** Start Data section **

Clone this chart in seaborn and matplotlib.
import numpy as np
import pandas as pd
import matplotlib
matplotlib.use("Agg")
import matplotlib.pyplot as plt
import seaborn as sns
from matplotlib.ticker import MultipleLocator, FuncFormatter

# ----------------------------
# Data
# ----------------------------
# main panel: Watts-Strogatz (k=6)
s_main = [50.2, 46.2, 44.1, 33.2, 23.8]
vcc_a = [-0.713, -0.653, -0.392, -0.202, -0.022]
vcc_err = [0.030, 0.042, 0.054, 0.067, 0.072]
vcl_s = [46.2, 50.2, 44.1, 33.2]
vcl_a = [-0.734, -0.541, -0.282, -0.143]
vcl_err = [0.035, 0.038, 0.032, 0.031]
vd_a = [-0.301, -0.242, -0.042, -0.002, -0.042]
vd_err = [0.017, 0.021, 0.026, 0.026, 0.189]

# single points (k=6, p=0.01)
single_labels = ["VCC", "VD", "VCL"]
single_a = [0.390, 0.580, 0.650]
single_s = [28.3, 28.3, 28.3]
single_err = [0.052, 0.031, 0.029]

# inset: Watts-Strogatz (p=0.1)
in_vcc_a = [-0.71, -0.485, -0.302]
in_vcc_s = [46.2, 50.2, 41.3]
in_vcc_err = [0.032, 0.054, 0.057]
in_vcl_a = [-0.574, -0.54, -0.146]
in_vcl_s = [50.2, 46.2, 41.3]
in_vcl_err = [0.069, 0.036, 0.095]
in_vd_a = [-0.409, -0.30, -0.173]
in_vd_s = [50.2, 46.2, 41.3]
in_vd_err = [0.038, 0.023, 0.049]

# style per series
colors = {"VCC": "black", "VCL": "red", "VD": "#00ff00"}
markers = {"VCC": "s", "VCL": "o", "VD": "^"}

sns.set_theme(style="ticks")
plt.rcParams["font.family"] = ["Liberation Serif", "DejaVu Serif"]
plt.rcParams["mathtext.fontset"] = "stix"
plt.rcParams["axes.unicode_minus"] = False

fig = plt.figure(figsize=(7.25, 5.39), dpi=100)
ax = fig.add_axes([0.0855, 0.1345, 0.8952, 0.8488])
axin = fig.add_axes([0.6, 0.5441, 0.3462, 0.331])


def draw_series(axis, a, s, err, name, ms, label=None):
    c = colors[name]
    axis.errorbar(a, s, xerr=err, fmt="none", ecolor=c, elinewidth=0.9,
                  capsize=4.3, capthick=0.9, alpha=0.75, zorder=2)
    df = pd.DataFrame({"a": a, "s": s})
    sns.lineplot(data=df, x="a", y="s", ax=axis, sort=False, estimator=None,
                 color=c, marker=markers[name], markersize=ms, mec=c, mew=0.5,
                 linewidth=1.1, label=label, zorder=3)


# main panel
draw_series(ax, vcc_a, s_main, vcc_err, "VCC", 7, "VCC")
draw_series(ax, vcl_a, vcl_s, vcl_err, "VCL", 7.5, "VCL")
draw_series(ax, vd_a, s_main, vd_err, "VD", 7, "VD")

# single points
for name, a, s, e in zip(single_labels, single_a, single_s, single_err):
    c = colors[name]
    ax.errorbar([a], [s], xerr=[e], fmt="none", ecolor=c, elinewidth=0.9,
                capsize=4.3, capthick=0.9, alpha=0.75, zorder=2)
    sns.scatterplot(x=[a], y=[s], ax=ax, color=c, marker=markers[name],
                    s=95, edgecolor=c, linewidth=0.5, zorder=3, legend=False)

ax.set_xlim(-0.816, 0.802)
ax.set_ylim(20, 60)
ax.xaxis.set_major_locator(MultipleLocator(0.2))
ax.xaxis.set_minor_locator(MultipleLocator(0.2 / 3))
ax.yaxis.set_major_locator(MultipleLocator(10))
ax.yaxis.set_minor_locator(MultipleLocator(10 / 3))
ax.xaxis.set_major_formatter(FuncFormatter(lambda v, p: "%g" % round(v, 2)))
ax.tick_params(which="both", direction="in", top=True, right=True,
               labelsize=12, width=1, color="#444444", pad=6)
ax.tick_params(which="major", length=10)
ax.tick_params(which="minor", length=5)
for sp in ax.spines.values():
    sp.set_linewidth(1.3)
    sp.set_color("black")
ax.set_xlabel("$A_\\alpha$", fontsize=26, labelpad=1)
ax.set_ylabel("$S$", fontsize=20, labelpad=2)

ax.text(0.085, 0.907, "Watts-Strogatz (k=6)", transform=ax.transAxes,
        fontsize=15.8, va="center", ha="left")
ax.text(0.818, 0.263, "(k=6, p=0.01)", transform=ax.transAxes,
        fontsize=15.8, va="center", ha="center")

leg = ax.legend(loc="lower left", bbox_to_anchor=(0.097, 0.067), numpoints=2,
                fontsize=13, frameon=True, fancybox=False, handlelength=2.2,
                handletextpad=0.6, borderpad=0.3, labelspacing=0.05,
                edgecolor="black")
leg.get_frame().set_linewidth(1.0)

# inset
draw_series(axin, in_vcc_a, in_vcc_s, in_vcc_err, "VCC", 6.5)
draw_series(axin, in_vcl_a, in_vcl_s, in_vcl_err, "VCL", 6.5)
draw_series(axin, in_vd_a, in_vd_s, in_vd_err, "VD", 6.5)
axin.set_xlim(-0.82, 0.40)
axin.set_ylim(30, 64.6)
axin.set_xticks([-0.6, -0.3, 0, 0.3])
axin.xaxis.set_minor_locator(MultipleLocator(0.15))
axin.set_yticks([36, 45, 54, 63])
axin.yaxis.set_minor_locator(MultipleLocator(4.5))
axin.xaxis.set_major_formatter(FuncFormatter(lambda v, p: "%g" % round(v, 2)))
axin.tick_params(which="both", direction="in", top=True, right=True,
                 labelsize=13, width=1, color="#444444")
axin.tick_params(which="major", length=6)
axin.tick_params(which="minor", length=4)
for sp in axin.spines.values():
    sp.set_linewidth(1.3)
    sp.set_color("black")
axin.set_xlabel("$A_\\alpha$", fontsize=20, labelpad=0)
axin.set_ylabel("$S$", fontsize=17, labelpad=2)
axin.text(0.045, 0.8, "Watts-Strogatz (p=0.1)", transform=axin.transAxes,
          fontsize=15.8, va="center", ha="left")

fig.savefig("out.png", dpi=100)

** End Data section **

:: Task ::
Return exactly the lines from the beginning of the data above through the one containing "in_vd_err = [0.038, 0.023, 0.049]", please. Include both end lines and add nothing else.

:: Full response ::
Clone this chart in seaborn and matplotlib.
import numpy as np
import pandas as pd
import matplotlib
matplotlib.use("Agg")
import matplotlib.pyplot as plt
import seaborn as sns
from matplotlib.ticker import MultipleLocator, FuncFormatter

# ----------------------------
# Data
# ----------------------------
# main panel: Watts-Strogatz (k=6)
s_main = [50.2, 46.2, 44.1, 33.2, 23.8]
vcc_a = [-0.713, -0.653, -0.392, -0.202, -0.022]
vcc_err = [0.030, 0.042, 0.054, 0.067, 0.072]
vcl_s = [46.2, 50.2, 44.1, 33.2]
vcl_a = [-0.734, -0.541, -0.282, -0.143]
vcl_err = [0.035, 0.038, 0.032, 0.031]
vd_a = [-0.301, -0.242, -0.042, -0.002, -0.042]
vd_err = [0.017, 0.021, 0.026, 0.026, 0.189]

# single points (k=6, p=0.01)
single_labels = ["VCC", "VD", "VCL"]
single_a = [0.390, 0.580, 0.650]
single_s = [28.3, 28.3, 28.3]
single_err = [0.052, 0.031, 0.029]

# inset: Watts-Strogatz (p=0.1)
in_vcc_a = [-0.71, -0.485, -0.302]
in_vcc_s = [46.2, 50.2, 41.3]
in_vcc_err = [0.032, 0.054, 0.057]
in_vcl_a = [-0.574, -0.54, -0.146]
in_vcl_s = [50.2, 46.2, 41.3]
in_vcl_err = [0.069, 0.036, 0.095]
in_vd_a = [-0.409, -0.30, -0.173]
in_vd_s = [50.2, 46.2, 41.3]
in_vd_err = [0.038, 0.023, 0.049]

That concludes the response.